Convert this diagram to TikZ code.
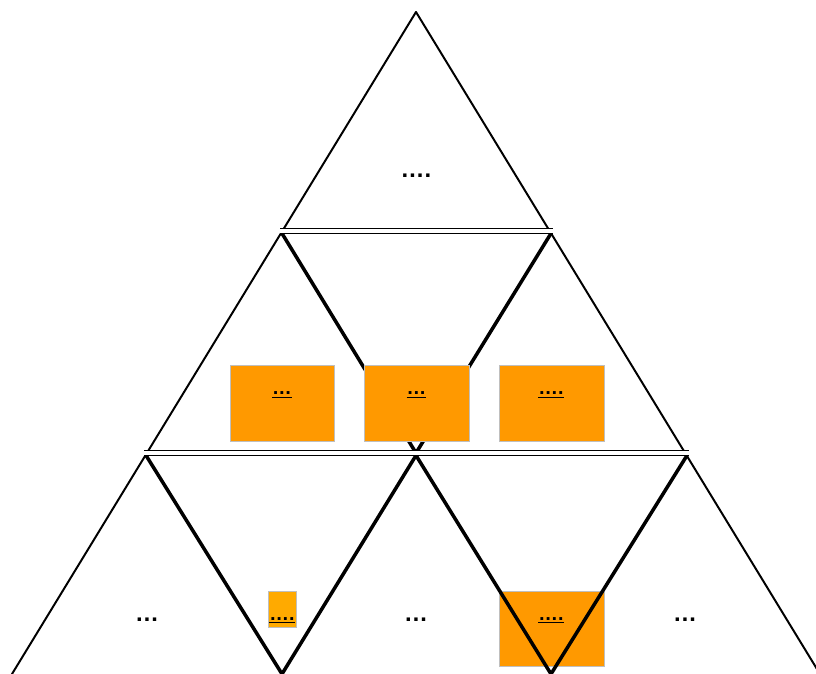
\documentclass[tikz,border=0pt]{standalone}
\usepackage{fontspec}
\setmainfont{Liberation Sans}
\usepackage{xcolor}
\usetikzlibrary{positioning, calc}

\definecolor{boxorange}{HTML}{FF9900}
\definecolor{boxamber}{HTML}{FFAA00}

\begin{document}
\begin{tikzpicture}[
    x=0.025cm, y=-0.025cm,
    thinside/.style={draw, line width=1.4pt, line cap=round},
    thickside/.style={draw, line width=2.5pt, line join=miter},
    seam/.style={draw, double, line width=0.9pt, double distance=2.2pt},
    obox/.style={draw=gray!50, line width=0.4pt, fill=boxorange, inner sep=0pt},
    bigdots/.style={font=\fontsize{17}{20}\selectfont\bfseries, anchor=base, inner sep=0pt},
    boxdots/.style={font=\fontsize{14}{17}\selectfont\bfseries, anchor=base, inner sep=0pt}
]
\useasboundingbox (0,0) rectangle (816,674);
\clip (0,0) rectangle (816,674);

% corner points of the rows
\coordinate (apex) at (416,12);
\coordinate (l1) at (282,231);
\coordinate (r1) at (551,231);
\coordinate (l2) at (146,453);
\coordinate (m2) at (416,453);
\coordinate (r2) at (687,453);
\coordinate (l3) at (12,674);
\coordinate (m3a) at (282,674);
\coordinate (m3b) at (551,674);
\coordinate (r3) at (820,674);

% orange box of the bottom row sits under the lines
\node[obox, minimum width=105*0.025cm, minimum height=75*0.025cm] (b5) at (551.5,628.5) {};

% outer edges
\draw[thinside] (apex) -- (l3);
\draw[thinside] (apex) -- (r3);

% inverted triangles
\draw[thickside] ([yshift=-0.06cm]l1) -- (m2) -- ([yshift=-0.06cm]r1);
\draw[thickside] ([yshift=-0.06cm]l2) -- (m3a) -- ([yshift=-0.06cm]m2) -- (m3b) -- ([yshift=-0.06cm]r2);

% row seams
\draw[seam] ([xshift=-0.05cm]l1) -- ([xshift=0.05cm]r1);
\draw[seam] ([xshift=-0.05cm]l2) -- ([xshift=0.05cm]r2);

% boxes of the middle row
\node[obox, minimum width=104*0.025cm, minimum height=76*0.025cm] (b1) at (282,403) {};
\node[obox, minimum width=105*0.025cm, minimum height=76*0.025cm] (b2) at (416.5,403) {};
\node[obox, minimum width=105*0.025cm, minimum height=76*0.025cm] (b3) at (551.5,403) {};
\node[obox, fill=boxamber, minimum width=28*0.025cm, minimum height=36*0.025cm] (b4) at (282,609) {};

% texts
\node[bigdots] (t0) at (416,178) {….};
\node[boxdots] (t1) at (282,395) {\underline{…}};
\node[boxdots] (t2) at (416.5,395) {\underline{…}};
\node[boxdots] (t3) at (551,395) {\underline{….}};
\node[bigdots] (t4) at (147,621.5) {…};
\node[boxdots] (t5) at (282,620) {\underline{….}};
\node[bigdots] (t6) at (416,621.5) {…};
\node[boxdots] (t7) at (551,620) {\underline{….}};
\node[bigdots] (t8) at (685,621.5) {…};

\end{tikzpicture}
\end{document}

= = = = = = =

Omit the pictures, then output the rest of the listing exactly.

FINAL RESULT:
Convert this diagram to TikZ code.
\documentclass[tikz,border=0pt]{standalone}
\usepackage{fontspec}
\setmainfont{Liberation Sans}
\usepackage{xcolor}
\usetikzlibrary{positioning, calc}

\definecolor{boxorange}{HTML}{FF9900}
\definecolor{boxamber}{HTML}{FFAA00}

\begin{document}
\begin{tikzpicture}[
    x=0.025cm, y=-0.025cm,
    thinside/.style={draw, line width=1.4pt, line cap=round},
    thickside/.style={draw, line width=2.5pt, line join=miter},
    seam/.style={draw, double, line width=0.9pt, double distance=2.2pt},
    obox/.style={draw=gray!50, line width=0.4pt, fill=boxorange, inner sep=0pt},
    bigdots/.style={font=\fontsize{17}{20}\selectfont\bfseries, anchor=base, inner sep=0pt},
    boxdots/.style={font=\fontsize{14}{17}\selectfont\bfseries, anchor=base, inner sep=0pt}
]
\useasboundingbox (0,0) rectangle (816,674);
\clip (0,0) rectangle (816,674);

% corner points of the rows
\coordinate (apex) at (416,12);
\coordinate (l1) at (282,231);
\coordinate (r1) at (551,231);
\coordinate (l2) at (146,453);
\coordinate (m2) at (416,453);
\coordinate (r2) at (687,453);
\coordinate (l3) at (12,674);
\coordinate (m3a) at (282,674);
\coordinate (m3b) at (551,674);
\coordinate (r3) at (820,674);

% orange box of the bottom row sits under the lines
\node[obox, minimum width=105*0.025cm, minimum height=75*0.025cm] (b5) at (551.5,628.5) {};

% outer edges
\draw[thinside] (apex) -- (l3);
\draw[thinside] (apex) -- (r3);

% inverted triangles
\draw[thickside] ([yshift=-0.06cm]l1) -- (m2) -- ([yshift=-0.06cm]r1);
\draw[thickside] ([yshift=-0.06cm]l2) -- (m3a) -- ([yshift=-0.06cm]m2) -- (m3b) -- ([yshift=-0.06cm]r2);

% row seams
\draw[seam] ([xshift=-0.05cm]l1) -- ([xshift=0.05cm]r1);
\draw[seam] ([xshift=-0.05cm]l2) -- ([xshift=0.05cm]r2);

% boxes of the middle row
\node[obox, minimum width=104*0.025cm, minimum height=76*0.025cm] (b1) at (282,403) {};
\node[obox, minimum width=105*0.025cm, minimum height=76*0.025cm] (b2) at (416.5,403) {};
\node[obox, minimum width=105*0.025cm, minimum height=76*0.025cm] (b3) at (551.5,403) {};
\node[obox, fill=boxamber, minimum width=28*0.025cm, minimum height=36*0.025cm] (b4) at (282,609) {};

% texts
\node[bigdots] (t0) at (416,178) {….};
\node[boxdots] (t1) at (282,395) {\underline{…}};
\node[boxdots] (t2) at (416.5,395) {\underline{…}};
\node[boxdots] (t3) at (551,395) {\underline{….}};
\node[bigdots] (t4) at (147,621.5) {…};
\node[boxdots] (t5) at (282,620) {\underline{….}};
\node[bigdots] (t6) at (416,621.5) {…};
\node[boxdots] (t7) at (551,620) {\underline{….}};
\node[bigdots] (t8) at (685,621.5) {…};

\end{tikzpicture}
\end{document}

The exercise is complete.